If you have current information about Otis Gates or United Housing, the platform invites you to contact us. The absence of a documented outcome is itself a data point about how the stories of people like Gates — Black executives who built significant institutions without building public profiles — disappear from the record.
Pattern Extraction
Gates's pattern is the long horizon: six decades of career-building that made it possible to start a company at 67, in a neighborhood he could see from his childhood bedroom, and run it profitably for fifteen years. The compounding of credentials, network, and saved capital over a lifetime of navigating exclusion created the conditions for his most meaningful entrepreneurial act at an age when most people have already retired.

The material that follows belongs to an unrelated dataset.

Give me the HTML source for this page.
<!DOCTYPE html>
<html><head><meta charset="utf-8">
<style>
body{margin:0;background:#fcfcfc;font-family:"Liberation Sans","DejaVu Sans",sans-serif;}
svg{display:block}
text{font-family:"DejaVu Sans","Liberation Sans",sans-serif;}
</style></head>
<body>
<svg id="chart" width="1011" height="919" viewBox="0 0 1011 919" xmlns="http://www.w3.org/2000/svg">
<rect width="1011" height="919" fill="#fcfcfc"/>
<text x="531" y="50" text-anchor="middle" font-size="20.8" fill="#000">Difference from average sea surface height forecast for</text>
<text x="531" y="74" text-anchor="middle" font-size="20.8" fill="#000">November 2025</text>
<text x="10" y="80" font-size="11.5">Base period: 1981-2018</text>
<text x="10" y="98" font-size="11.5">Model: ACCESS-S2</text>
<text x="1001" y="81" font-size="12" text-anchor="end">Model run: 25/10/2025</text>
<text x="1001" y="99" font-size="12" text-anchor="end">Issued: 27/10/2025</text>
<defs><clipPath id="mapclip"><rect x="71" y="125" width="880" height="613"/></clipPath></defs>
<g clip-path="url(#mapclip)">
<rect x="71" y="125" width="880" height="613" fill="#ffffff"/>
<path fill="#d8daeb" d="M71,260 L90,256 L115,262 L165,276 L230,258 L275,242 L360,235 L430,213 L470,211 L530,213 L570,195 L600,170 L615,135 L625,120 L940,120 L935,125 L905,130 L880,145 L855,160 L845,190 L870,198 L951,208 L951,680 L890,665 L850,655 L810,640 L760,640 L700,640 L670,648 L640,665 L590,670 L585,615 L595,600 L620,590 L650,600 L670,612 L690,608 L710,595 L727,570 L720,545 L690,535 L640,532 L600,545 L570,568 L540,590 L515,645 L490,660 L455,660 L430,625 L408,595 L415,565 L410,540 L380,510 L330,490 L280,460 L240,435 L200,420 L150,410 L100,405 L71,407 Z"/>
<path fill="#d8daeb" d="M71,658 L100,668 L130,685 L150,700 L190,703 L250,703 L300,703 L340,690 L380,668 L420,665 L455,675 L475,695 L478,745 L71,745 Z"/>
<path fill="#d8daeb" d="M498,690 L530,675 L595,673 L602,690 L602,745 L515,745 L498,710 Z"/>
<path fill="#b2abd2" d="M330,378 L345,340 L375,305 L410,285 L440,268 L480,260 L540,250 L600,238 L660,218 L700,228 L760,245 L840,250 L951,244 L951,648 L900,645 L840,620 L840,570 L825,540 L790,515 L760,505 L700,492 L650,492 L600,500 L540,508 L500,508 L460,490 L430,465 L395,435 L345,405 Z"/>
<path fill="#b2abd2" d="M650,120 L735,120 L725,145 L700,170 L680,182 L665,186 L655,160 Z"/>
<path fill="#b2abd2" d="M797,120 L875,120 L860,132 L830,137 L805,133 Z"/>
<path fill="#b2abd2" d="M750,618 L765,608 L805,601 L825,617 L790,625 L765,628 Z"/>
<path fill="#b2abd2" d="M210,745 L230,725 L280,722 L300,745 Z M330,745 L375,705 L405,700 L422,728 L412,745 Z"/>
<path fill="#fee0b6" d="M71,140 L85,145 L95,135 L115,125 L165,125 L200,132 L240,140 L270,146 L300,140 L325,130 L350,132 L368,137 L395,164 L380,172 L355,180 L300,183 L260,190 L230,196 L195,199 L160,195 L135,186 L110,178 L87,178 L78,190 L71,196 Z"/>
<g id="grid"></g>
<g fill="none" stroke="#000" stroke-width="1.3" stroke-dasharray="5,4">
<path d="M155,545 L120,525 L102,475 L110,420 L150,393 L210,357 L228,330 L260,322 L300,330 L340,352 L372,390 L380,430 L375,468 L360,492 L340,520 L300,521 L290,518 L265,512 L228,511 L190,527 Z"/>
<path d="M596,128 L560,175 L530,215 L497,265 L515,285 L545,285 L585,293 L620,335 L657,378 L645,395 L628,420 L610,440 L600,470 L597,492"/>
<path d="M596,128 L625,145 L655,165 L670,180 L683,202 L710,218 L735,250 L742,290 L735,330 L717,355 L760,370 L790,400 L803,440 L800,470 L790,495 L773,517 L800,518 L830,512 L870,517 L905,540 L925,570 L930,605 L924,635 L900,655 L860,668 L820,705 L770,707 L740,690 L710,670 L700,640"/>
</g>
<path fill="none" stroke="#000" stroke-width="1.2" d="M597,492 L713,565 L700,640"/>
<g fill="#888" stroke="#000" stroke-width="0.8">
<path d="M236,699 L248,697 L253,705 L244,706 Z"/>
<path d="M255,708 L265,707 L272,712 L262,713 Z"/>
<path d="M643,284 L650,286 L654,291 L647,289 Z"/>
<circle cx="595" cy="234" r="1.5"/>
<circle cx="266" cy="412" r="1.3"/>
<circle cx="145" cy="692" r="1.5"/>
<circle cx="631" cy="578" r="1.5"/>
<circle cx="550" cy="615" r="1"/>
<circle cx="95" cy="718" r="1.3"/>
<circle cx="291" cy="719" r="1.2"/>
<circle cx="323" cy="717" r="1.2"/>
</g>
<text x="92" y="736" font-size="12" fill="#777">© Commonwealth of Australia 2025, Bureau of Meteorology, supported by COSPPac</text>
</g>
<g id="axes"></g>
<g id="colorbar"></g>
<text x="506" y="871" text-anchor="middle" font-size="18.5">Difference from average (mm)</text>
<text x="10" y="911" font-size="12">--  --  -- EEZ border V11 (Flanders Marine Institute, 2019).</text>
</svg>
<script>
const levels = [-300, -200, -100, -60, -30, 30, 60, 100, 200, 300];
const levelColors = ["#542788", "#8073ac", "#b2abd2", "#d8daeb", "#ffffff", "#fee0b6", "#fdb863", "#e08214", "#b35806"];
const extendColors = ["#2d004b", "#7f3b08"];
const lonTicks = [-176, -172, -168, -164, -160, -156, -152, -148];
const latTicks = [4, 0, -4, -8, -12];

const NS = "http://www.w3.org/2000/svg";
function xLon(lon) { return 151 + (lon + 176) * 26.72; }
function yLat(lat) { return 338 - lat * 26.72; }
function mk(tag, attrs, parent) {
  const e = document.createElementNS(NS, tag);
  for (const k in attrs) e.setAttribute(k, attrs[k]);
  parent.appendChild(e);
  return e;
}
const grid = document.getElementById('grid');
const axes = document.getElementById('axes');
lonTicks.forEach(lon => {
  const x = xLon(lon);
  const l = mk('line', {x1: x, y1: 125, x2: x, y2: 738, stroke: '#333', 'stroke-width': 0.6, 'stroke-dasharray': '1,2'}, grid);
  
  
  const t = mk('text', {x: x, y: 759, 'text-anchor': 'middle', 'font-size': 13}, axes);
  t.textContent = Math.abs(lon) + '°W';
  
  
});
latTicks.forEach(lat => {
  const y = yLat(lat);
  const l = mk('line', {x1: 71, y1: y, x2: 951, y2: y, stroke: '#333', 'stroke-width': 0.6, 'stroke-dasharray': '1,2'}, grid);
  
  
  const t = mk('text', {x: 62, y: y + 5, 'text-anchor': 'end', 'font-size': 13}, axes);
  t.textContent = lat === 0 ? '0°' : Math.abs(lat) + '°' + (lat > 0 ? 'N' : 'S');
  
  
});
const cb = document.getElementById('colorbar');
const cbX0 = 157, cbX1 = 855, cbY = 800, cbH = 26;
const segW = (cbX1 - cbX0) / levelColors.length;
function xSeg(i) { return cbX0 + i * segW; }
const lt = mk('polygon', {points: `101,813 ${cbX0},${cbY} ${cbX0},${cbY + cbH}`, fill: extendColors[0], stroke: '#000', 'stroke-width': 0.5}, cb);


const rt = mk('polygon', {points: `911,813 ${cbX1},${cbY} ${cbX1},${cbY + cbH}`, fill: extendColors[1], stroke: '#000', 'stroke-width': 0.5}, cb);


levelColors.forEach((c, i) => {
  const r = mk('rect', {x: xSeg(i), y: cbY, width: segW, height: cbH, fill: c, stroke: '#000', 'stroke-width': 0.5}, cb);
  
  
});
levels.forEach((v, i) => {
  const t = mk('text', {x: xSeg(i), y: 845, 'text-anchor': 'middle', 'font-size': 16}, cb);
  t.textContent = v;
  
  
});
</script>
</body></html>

Frequently Asked Questions
- What was Otis Gates's highest level of education? ▾
- Otis Gates earned an MBA from Harvard Business School, graduating in 1963 as the only Black student in his class of more than 600. He had previously attended Harvard College beginning in 1952.
- What is Otis Gates's net worth? ▾
- No independently verified net worth figure is publicly available for Otis Gates.
- Did Otis Gates co-found the Bay State Banner? ▾
- Yes. Gates co-founded the Bay State Banner — Boston's Black community newspaper — in 1965 with Melvin Miller. Miller confirmed this in his farewell column when ownership transferred in March 2023: 'I launched the Banner in 1965 with a Roxbury classmate, Otis Gates, after President Lyndon Johnson signed the 1964 Civil Rights Act.' The Banner continues publishing as of 2026.
- What happened to United Housing Management after Gates retired? ▾
- Gates did not sell United Housing Management to an outside buyer. Kevin Bynoe, a founding partner who had served as Senior Portfolio Manager, became CEO. The company — now operating as UHM Properties — continues to manage approximately 1,400 affordable housing units in Boston and generates roughly $17.4 million in annual revenue. The Freedom School program, which began with 25 children, grew to serve 200 children and became the first Children's Defense Fund Freedom Schools affiliate in Boston in 2015.
- What role did Otis Gates play at Accenture? ▾
- Gates was one of the first two Black partners at the firm then known as Andersen Consulting, now Accenture. He reached that position after a career spanning technology and management consulting that followed his 1963 HBS graduation.